* **The exercise**
Print each line from the start of the records below up through the line where "(0,0) rectangle (629,387);" is found, exactly as given.

* **Source records**
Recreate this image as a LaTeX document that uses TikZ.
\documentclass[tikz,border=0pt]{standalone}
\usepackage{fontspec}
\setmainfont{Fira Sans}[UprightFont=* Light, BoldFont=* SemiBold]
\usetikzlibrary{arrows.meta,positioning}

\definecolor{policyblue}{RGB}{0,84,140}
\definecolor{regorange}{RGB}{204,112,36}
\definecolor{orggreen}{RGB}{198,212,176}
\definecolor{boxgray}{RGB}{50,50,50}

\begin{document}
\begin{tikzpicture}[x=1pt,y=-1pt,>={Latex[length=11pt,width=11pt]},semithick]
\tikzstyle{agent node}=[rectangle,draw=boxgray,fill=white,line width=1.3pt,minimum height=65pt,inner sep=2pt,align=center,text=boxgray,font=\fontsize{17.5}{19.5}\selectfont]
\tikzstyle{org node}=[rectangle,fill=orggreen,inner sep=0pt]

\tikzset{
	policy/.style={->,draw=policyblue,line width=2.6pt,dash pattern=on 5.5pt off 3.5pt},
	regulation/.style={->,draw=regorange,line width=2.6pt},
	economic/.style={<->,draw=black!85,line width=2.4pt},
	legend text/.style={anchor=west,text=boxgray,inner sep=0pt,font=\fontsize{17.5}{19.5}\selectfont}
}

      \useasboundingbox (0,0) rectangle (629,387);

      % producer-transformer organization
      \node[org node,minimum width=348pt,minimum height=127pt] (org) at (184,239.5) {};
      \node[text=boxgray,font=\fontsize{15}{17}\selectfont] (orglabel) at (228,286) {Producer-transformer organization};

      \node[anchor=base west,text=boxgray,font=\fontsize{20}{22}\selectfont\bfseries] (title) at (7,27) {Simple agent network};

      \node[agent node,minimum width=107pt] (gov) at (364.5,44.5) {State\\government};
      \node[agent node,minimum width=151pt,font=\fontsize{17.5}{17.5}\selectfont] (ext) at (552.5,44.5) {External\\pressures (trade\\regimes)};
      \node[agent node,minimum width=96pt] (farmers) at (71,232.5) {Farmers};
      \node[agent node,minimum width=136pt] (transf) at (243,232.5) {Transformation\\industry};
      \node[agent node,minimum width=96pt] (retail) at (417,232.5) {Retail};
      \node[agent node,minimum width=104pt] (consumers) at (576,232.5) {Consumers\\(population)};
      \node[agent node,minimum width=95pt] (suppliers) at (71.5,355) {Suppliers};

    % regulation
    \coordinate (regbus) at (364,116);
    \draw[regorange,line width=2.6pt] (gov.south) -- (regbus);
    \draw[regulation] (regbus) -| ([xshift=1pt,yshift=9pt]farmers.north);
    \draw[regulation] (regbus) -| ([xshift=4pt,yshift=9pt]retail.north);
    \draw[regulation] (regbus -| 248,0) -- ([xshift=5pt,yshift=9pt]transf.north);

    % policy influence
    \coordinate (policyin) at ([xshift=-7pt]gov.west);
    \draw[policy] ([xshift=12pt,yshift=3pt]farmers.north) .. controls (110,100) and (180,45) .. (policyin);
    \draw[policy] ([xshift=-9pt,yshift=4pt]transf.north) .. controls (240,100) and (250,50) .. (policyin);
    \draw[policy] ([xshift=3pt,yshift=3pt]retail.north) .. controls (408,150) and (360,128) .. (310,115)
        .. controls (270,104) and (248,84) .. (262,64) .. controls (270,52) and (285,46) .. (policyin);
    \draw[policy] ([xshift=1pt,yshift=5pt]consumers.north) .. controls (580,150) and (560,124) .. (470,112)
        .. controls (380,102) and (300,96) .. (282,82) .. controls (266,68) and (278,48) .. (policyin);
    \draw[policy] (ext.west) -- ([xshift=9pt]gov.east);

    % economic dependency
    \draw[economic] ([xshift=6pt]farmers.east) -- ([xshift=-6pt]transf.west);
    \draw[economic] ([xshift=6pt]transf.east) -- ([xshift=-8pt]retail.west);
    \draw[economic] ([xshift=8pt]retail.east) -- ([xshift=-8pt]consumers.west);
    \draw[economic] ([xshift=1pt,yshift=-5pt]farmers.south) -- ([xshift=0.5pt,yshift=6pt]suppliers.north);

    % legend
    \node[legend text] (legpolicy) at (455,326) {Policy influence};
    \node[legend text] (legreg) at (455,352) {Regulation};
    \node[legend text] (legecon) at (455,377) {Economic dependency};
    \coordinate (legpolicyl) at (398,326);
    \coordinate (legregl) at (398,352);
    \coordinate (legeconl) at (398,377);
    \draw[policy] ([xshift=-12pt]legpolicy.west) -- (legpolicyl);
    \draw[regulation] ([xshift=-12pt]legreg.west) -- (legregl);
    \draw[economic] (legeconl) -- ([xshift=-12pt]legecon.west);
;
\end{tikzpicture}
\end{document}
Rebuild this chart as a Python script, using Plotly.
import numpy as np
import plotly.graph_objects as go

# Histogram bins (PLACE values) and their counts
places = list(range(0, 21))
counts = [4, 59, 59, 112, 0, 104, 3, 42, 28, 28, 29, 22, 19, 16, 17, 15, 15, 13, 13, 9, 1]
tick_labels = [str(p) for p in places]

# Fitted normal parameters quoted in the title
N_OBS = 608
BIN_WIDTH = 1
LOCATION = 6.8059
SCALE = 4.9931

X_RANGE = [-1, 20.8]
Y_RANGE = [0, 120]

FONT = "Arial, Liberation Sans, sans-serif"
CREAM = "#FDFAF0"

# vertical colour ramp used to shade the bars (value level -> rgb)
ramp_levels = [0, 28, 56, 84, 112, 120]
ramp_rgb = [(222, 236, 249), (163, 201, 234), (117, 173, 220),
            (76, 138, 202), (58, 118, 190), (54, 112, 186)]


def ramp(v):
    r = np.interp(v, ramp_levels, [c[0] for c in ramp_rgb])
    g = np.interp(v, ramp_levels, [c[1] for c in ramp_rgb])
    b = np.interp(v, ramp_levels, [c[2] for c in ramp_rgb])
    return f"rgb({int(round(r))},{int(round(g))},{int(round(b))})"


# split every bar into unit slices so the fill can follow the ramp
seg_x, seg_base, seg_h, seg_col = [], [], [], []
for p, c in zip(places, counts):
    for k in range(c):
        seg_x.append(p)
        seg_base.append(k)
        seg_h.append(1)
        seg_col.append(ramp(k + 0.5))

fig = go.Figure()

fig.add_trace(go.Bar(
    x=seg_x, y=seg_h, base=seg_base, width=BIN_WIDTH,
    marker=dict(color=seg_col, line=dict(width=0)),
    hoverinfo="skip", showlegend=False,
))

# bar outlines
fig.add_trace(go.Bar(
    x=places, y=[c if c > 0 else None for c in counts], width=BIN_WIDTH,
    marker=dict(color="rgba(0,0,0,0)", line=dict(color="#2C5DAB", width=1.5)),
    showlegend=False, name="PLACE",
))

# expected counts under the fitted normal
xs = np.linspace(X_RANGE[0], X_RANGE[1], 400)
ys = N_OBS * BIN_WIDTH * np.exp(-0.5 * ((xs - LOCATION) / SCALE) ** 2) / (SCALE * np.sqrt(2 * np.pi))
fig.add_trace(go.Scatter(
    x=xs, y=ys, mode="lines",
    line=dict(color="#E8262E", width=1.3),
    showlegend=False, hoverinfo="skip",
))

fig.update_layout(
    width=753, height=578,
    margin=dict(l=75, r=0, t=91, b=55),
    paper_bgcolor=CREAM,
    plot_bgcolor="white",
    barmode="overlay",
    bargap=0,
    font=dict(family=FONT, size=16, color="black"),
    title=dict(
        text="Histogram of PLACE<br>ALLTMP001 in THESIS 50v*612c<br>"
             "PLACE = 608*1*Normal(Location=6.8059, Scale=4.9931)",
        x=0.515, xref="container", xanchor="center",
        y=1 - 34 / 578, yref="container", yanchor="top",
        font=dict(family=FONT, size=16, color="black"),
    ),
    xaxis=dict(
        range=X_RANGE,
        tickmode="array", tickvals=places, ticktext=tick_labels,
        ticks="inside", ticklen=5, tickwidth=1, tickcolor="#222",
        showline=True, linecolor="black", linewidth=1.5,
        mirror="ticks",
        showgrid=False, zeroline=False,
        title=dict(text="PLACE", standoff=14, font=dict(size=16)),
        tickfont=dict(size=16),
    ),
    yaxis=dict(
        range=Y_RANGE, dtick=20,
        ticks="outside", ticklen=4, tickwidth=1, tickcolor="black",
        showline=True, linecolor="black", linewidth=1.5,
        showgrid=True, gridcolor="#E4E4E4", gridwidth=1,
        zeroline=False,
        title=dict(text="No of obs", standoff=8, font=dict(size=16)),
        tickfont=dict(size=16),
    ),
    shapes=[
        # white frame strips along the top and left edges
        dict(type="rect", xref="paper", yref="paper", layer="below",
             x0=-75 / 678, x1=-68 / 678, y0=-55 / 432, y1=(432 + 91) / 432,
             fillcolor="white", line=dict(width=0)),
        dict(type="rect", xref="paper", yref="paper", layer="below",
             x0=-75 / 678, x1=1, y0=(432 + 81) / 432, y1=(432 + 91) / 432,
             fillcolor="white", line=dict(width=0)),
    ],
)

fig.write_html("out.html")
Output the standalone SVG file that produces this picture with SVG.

* **Solution to this task**
Recreate this image as a LaTeX document that uses TikZ.
\documentclass[tikz,border=0pt]{standalone}
\usepackage{fontspec}
\setmainfont{Fira Sans}[UprightFont=* Light, BoldFont=* SemiBold]
\usetikzlibrary{arrows.meta,positioning}

\definecolor{policyblue}{RGB}{0,84,140}
\definecolor{regorange}{RGB}{204,112,36}
\definecolor{orggreen}{RGB}{198,212,176}
\definecolor{boxgray}{RGB}{50,50,50}

\begin{document}
\begin{tikzpicture}[x=1pt,y=-1pt,>={Latex[length=11pt,width=11pt]},semithick]
\tikzstyle{agent node}=[rectangle,draw=boxgray,fill=white,line width=1.3pt,minimum height=65pt,inner sep=2pt,align=center,text=boxgray,font=\fontsize{17.5}{19.5}\selectfont]
\tikzstyle{org node}=[rectangle,fill=orggreen,inner sep=0pt]

\tikzset{
	policy/.style={->,draw=policyblue,line width=2.6pt,dash pattern=on 5.5pt off 3.5pt},
	regulation/.style={->,draw=regorange,line width=2.6pt},
	economic/.style={<->,draw=black!85,line width=2.4pt},
	legend text/.style={anchor=west,text=boxgray,inner sep=0pt,font=\fontsize{17.5}{19.5}\selectfont}
}

      \useasboundingbox (0,0) rectangle (629,387);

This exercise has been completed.